Given problem
Write out all of the data without omission, exactly as shown.

Recorded data
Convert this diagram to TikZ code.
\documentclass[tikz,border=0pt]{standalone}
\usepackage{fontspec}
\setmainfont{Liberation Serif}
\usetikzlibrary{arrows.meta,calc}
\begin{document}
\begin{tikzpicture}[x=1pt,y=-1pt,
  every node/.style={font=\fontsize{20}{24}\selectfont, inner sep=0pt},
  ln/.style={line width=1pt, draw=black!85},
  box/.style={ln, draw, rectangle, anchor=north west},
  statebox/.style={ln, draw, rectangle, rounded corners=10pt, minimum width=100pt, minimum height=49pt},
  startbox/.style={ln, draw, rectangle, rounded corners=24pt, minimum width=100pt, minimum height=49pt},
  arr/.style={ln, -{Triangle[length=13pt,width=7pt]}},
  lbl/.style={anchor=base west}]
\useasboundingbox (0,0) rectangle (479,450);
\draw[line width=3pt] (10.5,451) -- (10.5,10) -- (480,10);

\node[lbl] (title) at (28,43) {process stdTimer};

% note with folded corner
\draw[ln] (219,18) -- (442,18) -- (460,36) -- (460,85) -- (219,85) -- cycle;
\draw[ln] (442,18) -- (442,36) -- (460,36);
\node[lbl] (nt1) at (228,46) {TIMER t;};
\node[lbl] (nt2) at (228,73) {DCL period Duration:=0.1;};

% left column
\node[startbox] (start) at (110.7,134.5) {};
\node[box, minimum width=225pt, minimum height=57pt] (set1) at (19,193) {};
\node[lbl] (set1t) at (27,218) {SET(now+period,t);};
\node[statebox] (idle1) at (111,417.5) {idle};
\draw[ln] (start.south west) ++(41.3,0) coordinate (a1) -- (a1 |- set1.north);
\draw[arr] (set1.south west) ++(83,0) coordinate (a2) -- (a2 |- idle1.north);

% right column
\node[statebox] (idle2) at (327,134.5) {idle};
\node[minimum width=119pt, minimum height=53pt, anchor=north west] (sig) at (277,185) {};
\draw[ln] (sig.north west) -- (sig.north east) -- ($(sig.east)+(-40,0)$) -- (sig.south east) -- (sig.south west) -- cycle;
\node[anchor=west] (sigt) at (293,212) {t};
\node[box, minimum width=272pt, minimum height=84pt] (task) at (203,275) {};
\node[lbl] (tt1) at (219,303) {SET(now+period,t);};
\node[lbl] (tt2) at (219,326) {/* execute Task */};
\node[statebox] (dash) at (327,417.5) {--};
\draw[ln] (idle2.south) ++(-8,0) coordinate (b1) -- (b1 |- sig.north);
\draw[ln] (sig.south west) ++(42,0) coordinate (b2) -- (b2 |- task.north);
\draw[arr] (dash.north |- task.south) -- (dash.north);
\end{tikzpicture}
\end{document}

Written reply
Convert this diagram to TikZ code.
\documentclass[tikz,border=0pt]{standalone}
\usepackage{fontspec}
\setmainfont{Liberation Serif}
\usetikzlibrary{arrows.meta,calc}
\begin{document}
\begin{tikzpicture}[x=1pt,y=-1pt,
  every node/.style={font=\fontsize{20}{24}\selectfont, inner sep=0pt},
  ln/.style={line width=1pt, draw=black!85},
  box/.style={ln, draw, rectangle, anchor=north west},
  statebox/.style={ln, draw, rectangle, rounded corners=10pt, minimum width=100pt, minimum height=49pt},
  startbox/.style={ln, draw, rectangle, rounded corners=24pt, minimum width=100pt, minimum height=49pt},
  arr/.style={ln, -{Triangle[length=13pt,width=7pt]}},
  lbl/.style={anchor=base west}]
\useasboundingbox (0,0) rectangle (479,450);
\draw[line width=3pt] (10.5,451) -- (10.5,10) -- (480,10);

\node[lbl] (title) at (28,43) {process stdTimer};

% note with folded corner
\draw[ln] (219,18) -- (442,18) -- (460,36) -- (460,85) -- (219,85) -- cycle;
\draw[ln] (442,18) -- (442,36) -- (460,36);
\node[lbl] (nt1) at (228,46) {TIMER t;};
\node[lbl] (nt2) at (228,73) {DCL period Duration:=0.1;};

% left column
\node[startbox] (start) at (110.7,134.5) {};
\node[box, minimum width=225pt, minimum height=57pt] (set1) at (19,193) {};
\node[lbl] (set1t) at (27,218) {SET(now+period,t);};
\node[statebox] (idle1) at (111,417.5) {idle};
\draw[ln] (start.south west) ++(41.3,0) coordinate (a1) -- (a1 |- set1.north);
\draw[arr] (set1.south west) ++(83,0) coordinate (a2) -- (a2 |- idle1.north);

% right column
\node[statebox] (idle2) at (327,134.5) {idle};
\node[minimum width=119pt, minimum height=53pt, anchor=north west] (sig) at (277,185) {};
\draw[ln] (sig.north west) -- (sig.north east) -- ($(sig.east)+(-40,0)$) -- (sig.south east) -- (sig.south west) -- cycle;
\node[anchor=west] (sigt) at (293,212) {t};
\node[box, minimum width=272pt, minimum height=84pt] (task) at (203,275) {};
\node[lbl] (tt1) at (219,303) {SET(now+period,t);};
\node[lbl] (tt2) at (219,326) {/* execute Task */};
\node[statebox] (dash) at (327,417.5) {--};
\draw[ln] (idle2.south) ++(-8,0) coordinate (b1) -- (b1 |- sig.north);
\draw[ln] (sig.south west) ++(42,0) coordinate (b2) -- (b2 |- task.north);
\draw[arr] (dash.north |- task.south) -- (dash.north);
\end{tikzpicture}
\end{document}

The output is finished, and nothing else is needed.